Kadmiel Kumar, a deacon at First Baptist Church in Duluth, has been leading the effort to help Good News Centre purchase and ship oxygen concentrators to his native India where an average of 300,000 people are contracting COVID-19 each day.

The official government death count stands at 330,000, but international relief agencies believe the actual number is far higher.

Kumar, volunteers with the Good News Centre as a liaison between churches in the U.S. and India.
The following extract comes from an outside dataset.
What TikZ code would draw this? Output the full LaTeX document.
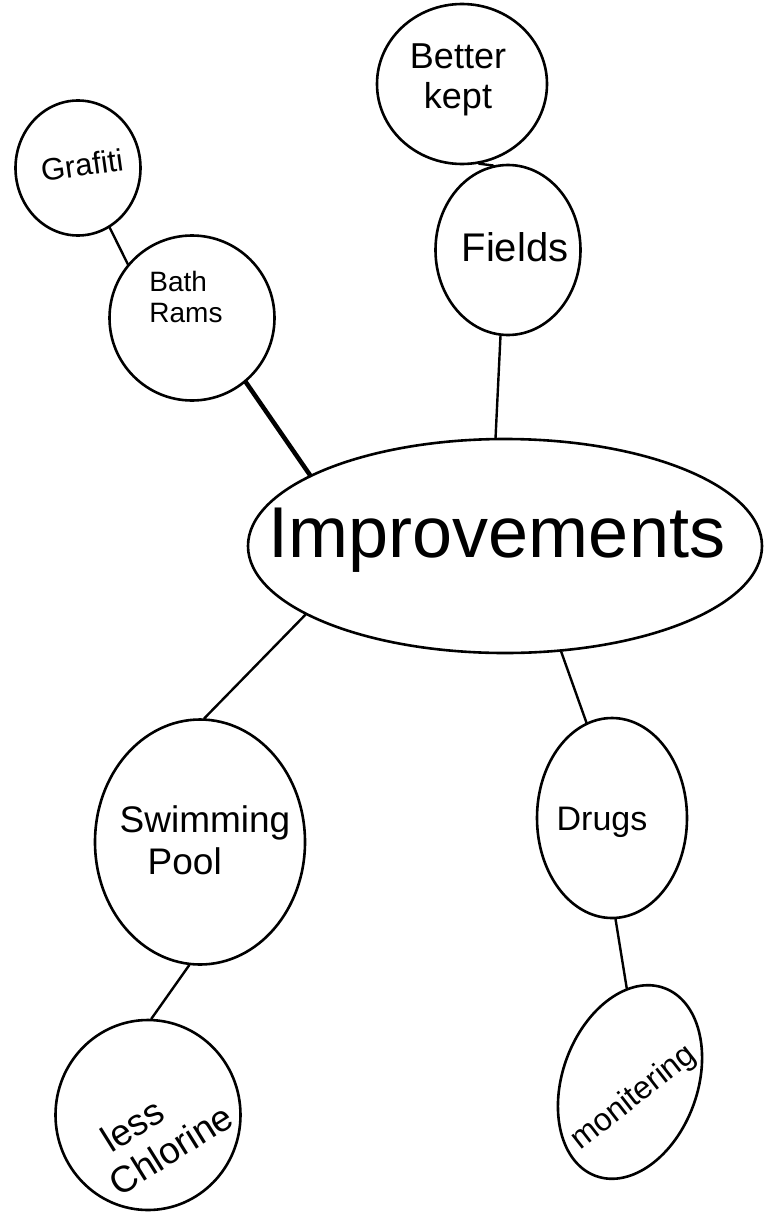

The Good News Centre’s goal is to get the oxygen concentrators into churches to help people who are being turned away at hospitals.

Kumar said the cost to purchase and deliver the devices is $1,800 to $2,000 each.

Mark Hearn, pastor of First Baptist Duluth, said the goal is to raise $300,000 to buy the oxygen concentrators, to pay funeral expenses for pastors who have died from COVID, and to provide food to church members who are going without while grocery stores are under lockdown.

First Baptist Church Woodstock and Dunwoody Baptist Church also are helping with the initiative.

“To date, we’ve raised $170,000 of the $300,000 goal,” Hearn aid. “We need another eight or 10 churches to give $10,000 to $15,000 each to reach our goal.”

In the Atlanta suburbs, home to so many immigrants from India, the initiative hits close to home.

“We have multiple partners on the field in India, and with the need being so remarkable, we tried to dig deep and stretch ourselves and trust God to meet all of our needs,” said Jeremy Morton, pastor of First Baptist Woodstock. “One of our contacts who is a personal friend of mine – I’ve traveled with him in India and he’s traveled with me in the United States – is with his wife and children under strict orders to not leave his home except for food or a medical emergency. But, yet, what encourages us is how, even in this crisis, our field partners in India refuse to quit. They feel called to the work there like never before. Seeing their faith as their country goes through this dark time inspires us.”"

Hearn said his church lost an India church-planting partner to COVID just over a week ago.

“It’s extremely personal to me,” he said. “I am getting reports almost daily of people I personally know who have succumbed to COVID.”

Kumar said he feels a variety of emotions, from frustration to despair, as he watches the pandemic sweep across India. His brother, Daniel, a pastor in the state of Delhi who runs Good News Centre, took 62 calls in a single day from people who were sick and asking for help or who had family members who had died and were in need of comfort.

Churches in Delhi and Odisha are being hit especially hard. At last count, 135 pastors those two states had died from the virus, Kumar said.

Hearn said churches have an opportunity to help people truly in need by taking part in the initiative.

“This may be the best investment in ministry dollars that I’ve seen in my 40 years of pastoring,” he said.